Ginseng is a herb renowned for its healing qualities but the experiences of a Bay of Plenty-based ginseng-growing venture have not always been so soothing.
A failed attempt to sell Ginseng NZ is the latest development in the convoluted, multimillion-dollar saga surrounding the business.
The recent tender came after the company was put into receivership in December by shareholder and Money Managers founder Doug Somers-Edgar, who with his wife is listed on the Companies Office website as owning just under 46 per cent.
The sales flop - plus a cluster of conflicting claims about the operation - highlights the potential difficulties for investors in assessing less traditional horticultural investments.
Ginseng NZ, operating on more than 160 hectares, is described as New Zealand's biggest commercial ginseng-growing operation to date.
The herb is used widely in health and cosmetic applications, particularly in Asia, and Ginseng NZ's produce has been projected to achieve solid prices.
But, before the receivership and sales failure, Ginseng NZ had several problems: Ex-managing director Brian Sage was ousted from the operation last year, and a special partnership offering involving some of the crop was pulled last year following differences of opinion involving Sage.
Somers-Edgar, whose Money Managers is one of the country's biggest financial planning and investment advisers, said he now planned to keep running the business to try to get back $17 million worth of equity and loans he said he had put in.
"At the moment it's very much a matter of having one foot on the boat and the other one on the jetty and hoping that nobody unties the rope."
He said Ginseng NZ's shares had no value now.
But Sage, whose family is listed as owning 43 per cent of Ginseng NZ, insisted the business is worth at least $49 million based on plant numbers and infrastructure.
He claimed the receivership was not valid because it was based on an outdated debenture, and had sought legal advice on several other issues he was looking at taking further.
Sage also said Somers-Edgar had tried to claim more than $10 million from his family trust to repay Ginseng NZ debt.
But Somers-Edgar insisted the debenture was not outdated. He said his claim for money was against the company, and documents had been served on Sage in his capacity as director.
At one stage, Sage suggested he wanted to be back running Ginseng NZ but had also said he was willing to sell his stake.
Somers-Edgar said he would not try to buy Sage's shareholding given that he felt it had no value.
Last year's prospectus for the Clean Green Ginseng special partnership - based around crop planted at Tirau between Hamilton and Rotorua - was designed to raise about $12 million.
Sage claimed the offering was withdrawn in August - shortly after he had been ousted as managing director and from the board in an internal dispute - because he was unhappy with the way the business was being run. Sage said Somers-Edgar had never explicitly said why he was ousted.
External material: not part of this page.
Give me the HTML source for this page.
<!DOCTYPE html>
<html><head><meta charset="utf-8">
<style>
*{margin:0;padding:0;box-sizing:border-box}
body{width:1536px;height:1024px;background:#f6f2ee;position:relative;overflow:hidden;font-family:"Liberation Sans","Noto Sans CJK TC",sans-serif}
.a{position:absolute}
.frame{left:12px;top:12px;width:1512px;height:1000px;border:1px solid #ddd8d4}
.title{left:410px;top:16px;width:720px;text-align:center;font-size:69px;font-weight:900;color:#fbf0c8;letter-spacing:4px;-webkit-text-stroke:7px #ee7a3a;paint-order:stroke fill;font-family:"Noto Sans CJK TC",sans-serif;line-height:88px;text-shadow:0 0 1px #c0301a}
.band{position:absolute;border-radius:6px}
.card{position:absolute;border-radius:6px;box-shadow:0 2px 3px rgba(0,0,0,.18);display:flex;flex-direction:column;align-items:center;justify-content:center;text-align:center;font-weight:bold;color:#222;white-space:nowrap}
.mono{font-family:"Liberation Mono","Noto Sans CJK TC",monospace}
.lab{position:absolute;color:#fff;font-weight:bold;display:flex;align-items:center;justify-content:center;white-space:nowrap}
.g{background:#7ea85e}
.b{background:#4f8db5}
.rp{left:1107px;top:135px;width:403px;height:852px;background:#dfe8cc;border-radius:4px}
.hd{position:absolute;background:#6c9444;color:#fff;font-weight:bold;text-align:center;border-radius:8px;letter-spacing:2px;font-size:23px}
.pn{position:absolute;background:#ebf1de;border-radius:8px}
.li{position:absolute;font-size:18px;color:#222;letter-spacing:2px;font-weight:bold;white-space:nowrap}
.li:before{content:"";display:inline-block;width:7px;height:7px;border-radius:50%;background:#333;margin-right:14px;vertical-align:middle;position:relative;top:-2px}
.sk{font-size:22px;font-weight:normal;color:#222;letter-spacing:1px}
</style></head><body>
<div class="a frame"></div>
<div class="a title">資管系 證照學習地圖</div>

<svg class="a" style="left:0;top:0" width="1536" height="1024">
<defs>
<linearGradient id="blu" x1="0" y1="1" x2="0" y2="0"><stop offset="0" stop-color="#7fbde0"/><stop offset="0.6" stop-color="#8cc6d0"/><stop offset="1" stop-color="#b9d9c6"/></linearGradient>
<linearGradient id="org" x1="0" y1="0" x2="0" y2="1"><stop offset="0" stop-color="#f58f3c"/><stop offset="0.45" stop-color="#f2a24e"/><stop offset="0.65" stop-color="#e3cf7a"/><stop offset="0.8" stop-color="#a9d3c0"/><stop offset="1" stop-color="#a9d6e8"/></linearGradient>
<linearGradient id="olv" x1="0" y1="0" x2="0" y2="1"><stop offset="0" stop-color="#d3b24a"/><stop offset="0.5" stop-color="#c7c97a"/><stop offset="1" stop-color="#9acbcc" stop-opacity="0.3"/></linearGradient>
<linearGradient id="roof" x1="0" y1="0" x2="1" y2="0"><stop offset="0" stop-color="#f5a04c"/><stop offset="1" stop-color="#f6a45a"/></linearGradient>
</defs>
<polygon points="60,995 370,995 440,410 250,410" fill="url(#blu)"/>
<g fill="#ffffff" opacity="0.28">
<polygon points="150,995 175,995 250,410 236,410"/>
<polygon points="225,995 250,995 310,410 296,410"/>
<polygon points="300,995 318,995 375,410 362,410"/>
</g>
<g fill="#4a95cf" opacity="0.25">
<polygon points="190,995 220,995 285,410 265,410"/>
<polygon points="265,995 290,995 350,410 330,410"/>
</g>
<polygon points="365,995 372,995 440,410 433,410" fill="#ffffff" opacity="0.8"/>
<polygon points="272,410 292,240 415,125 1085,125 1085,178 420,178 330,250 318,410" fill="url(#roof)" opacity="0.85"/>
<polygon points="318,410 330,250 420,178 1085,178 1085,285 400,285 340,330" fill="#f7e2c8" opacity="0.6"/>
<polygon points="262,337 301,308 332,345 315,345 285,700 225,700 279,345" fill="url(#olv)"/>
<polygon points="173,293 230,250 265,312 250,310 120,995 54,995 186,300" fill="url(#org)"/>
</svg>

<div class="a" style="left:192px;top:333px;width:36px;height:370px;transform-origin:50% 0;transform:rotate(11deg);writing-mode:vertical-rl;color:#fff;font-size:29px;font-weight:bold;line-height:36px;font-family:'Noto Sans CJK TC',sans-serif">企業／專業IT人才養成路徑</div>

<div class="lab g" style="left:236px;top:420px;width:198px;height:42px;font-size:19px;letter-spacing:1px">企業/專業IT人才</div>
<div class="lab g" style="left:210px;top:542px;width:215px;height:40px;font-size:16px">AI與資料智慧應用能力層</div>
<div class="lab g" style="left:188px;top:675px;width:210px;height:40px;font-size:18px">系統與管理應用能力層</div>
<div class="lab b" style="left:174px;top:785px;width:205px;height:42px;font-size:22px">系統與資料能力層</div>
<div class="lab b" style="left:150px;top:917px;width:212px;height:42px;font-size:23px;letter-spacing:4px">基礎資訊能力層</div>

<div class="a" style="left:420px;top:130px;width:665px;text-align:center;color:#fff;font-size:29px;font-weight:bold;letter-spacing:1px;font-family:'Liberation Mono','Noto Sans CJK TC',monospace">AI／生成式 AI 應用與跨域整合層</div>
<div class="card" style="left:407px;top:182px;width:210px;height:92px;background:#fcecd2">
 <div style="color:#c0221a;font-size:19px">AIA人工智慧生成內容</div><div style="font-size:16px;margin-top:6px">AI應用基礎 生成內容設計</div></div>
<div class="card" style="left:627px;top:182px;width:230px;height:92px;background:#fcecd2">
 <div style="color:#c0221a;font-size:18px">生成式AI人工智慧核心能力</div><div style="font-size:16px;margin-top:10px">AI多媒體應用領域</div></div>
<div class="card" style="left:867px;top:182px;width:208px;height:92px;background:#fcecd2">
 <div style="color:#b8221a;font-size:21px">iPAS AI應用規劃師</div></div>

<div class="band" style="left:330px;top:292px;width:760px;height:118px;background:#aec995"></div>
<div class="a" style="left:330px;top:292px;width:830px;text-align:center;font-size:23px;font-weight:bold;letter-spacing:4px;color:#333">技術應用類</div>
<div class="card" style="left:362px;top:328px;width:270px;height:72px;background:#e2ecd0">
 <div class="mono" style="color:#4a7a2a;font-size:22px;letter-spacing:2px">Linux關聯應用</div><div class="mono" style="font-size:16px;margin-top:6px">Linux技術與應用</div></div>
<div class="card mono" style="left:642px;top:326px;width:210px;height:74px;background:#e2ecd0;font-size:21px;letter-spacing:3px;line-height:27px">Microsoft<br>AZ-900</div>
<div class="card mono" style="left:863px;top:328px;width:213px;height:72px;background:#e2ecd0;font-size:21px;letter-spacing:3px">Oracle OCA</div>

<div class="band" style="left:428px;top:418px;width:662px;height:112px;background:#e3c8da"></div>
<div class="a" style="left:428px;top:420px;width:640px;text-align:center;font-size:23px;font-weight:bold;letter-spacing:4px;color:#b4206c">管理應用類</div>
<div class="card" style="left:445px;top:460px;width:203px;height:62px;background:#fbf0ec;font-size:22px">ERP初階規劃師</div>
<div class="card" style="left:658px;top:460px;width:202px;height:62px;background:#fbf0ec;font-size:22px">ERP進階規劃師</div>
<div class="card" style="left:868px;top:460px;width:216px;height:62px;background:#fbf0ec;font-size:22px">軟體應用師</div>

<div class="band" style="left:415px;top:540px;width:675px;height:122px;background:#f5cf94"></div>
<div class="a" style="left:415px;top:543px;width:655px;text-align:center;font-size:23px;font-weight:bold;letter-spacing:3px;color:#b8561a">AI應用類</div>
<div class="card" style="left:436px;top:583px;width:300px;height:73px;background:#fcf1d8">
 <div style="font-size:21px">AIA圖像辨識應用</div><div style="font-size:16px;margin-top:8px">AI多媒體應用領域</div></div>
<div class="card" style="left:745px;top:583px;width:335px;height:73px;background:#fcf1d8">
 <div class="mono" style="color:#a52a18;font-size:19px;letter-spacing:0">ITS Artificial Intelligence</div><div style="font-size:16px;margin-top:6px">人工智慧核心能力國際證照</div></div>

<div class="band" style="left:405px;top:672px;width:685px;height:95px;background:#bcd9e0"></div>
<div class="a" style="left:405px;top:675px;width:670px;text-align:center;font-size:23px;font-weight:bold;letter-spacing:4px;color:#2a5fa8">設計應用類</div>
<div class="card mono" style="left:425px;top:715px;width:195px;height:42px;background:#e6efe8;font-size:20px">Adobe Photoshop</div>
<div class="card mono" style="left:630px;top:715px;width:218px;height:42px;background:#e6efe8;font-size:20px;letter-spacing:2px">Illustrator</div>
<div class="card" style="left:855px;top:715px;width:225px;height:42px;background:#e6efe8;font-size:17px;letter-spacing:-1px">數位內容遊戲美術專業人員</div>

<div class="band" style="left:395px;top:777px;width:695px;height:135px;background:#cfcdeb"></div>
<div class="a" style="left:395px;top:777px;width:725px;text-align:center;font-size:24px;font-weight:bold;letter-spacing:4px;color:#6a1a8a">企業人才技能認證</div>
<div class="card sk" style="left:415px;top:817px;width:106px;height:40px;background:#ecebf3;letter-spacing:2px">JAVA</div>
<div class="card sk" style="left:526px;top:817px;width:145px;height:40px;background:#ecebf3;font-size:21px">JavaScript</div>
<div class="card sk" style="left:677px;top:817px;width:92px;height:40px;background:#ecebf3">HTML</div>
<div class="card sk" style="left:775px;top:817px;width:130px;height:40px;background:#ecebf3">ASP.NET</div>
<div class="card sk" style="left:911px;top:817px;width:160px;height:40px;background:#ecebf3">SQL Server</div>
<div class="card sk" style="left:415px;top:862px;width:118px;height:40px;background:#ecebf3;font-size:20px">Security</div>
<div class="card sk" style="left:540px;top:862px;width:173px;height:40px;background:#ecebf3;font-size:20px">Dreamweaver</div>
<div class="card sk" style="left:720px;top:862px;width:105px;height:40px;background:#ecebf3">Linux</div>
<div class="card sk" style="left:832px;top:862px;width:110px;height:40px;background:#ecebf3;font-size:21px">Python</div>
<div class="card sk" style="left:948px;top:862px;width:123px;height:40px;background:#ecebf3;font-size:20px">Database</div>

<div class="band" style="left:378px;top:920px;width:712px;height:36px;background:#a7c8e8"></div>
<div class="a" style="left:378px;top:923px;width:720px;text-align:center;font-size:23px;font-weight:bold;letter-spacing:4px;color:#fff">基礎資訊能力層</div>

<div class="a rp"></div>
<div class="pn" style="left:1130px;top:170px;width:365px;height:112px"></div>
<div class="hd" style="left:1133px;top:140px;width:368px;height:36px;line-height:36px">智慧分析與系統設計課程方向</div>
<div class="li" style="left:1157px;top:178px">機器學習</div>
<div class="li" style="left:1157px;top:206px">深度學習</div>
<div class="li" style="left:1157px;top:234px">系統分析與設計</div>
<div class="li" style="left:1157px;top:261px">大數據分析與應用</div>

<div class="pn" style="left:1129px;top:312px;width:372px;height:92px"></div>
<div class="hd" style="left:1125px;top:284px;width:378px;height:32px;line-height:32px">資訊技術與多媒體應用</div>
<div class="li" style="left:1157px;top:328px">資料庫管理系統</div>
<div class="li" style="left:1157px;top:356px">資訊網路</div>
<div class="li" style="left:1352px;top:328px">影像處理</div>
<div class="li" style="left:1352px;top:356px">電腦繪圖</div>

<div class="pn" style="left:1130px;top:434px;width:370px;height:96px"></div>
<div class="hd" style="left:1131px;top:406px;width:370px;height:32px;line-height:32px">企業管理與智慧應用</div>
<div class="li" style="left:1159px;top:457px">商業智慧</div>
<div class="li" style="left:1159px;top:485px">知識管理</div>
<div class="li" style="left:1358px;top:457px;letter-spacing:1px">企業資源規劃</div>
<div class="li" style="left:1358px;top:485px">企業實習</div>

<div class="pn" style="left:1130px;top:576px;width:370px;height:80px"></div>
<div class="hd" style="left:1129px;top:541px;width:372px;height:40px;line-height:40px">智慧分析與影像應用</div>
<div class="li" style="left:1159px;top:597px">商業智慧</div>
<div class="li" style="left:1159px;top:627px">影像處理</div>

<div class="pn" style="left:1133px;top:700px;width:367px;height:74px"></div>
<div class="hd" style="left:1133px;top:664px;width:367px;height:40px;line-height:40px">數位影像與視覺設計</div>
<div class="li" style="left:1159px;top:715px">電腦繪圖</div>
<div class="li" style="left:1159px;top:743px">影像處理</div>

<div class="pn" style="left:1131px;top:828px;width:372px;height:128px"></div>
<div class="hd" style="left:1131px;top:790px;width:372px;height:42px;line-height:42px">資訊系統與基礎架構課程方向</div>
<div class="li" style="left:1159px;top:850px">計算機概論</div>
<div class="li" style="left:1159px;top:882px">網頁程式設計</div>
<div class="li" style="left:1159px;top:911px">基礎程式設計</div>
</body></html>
Somers-Edgar claimed Sage failed to show up for directors' meetings, and said the Clean Green Ginseng offering was pulled because of conflict with Sage. People who put money into the special partnership got it back with interest, he said, while all Ginseng NZ creditors had been paid.
Sage supplied a document offering Ginseng NZ for sale in the recent tender. It suggested its crop could yield $525,000 a hectare, or more than $85 million.
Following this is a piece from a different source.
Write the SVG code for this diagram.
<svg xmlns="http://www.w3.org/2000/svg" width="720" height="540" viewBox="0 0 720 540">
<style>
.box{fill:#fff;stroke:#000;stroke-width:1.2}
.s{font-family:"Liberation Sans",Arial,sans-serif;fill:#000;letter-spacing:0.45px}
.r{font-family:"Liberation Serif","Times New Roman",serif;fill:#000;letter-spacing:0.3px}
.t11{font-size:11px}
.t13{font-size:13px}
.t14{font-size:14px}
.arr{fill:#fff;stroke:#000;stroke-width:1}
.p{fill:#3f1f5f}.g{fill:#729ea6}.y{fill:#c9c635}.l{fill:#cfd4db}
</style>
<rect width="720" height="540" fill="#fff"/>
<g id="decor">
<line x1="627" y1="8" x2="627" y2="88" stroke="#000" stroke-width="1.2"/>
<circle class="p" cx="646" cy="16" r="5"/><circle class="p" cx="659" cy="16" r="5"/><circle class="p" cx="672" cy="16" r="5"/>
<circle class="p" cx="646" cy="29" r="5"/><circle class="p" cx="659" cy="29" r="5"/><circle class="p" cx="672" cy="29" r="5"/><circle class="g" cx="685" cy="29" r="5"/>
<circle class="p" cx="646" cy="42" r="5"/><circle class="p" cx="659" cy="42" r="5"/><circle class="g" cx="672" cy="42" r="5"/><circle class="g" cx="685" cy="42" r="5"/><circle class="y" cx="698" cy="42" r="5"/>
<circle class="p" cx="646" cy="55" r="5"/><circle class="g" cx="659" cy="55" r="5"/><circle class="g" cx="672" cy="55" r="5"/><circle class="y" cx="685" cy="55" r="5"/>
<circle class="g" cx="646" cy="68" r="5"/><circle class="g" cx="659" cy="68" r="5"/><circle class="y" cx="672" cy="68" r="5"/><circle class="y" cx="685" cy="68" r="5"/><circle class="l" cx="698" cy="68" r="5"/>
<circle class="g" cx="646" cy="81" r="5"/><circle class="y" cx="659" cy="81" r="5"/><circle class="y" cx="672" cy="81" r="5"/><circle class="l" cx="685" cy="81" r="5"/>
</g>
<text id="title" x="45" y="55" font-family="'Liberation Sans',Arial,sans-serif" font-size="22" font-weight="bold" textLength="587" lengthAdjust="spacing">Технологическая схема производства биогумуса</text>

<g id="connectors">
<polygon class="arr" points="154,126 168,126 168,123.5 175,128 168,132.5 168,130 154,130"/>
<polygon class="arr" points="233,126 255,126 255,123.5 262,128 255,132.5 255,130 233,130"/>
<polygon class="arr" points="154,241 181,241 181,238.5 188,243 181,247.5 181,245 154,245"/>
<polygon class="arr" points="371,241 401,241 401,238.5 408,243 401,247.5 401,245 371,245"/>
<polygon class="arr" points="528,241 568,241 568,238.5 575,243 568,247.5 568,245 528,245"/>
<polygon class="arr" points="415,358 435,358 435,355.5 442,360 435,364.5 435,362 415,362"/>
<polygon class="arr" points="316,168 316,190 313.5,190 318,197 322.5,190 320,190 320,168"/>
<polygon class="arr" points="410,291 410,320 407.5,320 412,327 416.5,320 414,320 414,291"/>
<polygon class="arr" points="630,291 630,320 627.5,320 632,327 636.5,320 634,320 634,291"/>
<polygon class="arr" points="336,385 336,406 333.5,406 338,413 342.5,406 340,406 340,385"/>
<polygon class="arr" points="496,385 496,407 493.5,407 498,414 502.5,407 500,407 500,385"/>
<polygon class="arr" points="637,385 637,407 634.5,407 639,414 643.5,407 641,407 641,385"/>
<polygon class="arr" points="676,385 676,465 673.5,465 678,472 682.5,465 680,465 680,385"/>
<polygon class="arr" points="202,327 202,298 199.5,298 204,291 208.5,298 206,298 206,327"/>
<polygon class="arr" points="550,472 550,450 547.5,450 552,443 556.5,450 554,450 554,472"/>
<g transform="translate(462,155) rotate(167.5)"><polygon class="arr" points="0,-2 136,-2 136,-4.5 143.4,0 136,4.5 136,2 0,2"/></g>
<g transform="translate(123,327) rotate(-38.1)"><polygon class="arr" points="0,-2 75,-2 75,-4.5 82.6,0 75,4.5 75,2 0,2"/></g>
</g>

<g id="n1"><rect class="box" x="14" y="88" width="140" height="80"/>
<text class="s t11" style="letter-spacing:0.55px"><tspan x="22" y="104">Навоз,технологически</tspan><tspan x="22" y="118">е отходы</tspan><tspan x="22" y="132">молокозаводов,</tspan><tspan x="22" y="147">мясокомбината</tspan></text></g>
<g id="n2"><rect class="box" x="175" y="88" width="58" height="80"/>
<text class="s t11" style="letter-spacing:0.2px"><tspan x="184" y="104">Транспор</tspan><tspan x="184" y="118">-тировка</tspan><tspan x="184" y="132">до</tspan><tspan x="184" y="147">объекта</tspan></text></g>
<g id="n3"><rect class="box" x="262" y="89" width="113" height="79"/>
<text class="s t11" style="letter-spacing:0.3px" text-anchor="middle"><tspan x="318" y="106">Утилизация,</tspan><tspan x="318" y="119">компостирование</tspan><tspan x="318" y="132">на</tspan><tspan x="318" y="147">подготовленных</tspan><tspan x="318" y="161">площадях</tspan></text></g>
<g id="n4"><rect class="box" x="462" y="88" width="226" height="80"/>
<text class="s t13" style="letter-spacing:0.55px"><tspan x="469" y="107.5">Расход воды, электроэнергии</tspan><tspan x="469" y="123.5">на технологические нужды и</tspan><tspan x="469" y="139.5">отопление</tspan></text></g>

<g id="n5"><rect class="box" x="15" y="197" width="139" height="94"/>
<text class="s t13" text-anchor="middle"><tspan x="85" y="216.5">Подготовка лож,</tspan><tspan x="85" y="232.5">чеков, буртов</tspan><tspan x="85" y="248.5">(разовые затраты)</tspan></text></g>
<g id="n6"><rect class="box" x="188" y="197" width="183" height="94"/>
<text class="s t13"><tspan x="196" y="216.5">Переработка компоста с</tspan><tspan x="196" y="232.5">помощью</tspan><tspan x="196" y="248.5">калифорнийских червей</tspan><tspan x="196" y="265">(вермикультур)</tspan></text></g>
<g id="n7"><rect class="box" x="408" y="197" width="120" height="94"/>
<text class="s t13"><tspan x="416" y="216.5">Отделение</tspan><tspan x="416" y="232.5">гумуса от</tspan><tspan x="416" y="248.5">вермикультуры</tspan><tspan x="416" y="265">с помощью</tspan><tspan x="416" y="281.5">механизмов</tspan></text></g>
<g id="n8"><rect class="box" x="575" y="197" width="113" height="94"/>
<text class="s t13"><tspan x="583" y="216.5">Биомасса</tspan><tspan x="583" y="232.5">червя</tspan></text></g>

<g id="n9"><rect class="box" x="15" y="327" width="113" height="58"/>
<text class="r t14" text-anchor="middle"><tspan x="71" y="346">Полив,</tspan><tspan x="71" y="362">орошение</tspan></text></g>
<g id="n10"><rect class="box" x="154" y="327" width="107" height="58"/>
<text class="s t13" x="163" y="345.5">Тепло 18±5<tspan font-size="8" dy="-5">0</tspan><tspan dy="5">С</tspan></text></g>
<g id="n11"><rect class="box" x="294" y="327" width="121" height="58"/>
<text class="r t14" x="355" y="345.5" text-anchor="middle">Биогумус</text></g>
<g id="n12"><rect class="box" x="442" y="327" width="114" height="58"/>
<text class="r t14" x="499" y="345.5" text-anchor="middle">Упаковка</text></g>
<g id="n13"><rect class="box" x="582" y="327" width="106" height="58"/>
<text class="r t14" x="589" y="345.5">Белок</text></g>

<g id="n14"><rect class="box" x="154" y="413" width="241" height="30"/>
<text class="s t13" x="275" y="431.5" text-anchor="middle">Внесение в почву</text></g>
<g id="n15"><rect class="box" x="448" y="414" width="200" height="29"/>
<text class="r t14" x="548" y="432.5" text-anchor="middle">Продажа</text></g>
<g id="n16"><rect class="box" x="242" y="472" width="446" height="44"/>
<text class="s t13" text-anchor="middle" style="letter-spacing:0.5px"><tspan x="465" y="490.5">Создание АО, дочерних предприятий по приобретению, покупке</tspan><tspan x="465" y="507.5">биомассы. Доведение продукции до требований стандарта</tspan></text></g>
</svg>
This was based on a targeted sale price of five-to-six-year-old ginseng in three to five years of $350/kg.
Sage claimed total earnings could be as high as $120 million or more. He estimated the Ginseng NZ operation could easily achieve a $65 million surplus on an $85 million yield, depending on the method of marketing.
But Somers-Edgar believed the surplus would be less than half that, with much of it due to be repaid to him.
The Clean Green Ginseng investment statement also set the expected sale price of dried ginseng root planted in 2003 at $350/kg on harvest in 2010.
It said Ginseng NZ research had found dried ginseng root commonly traded at $US350/kg ($557/kg), while "prime" dried ginseng root had been sold at more than $US800/kg. "As an organic product, we believe the special partnership's ginseng roots could sell at the higher end of the price range."
Herald columnist Brian Gaynor noted last year that cultivated ginseng produced in a farm environment under artificial shade did not realise much more than $US55/kg.
Somers-Edgar suggested Ginseng NZ's crop was "wild-simulated", which is known to fetch higher prices.
Sage said wild-simulated - ginseng deliberately grown in more natural conditions - is perceived in the market as being closer to "pure" wild ginseng, described as virtually extinct.
But Sage said Ginseng NZ's crop was cultivated organically, which meant it would get at least $350/kg and as much as $500/kg.
"$350/kg will be easily achieved so long as organic certification is obtained and the crop marketed is six years old," said Sage. Failure to achieve such certification would mean a greatly reduced return.
Mal Singh, managing director of Ginseng Growers, which is now running the Ginseng NZ operation, said the ginseng was not organic.
But he said whether the ginseng was wild-simulated or organic made no difference to the fact that $350/kg was achievable because of confidential plans being developed for processing the ginseng.
Meanwhile, Graeme Parmenter, who heads Crop & Food Research's ginseng programme, saw potential for wild-simulated ginseng to be grown under pine forest cover in New Zealand.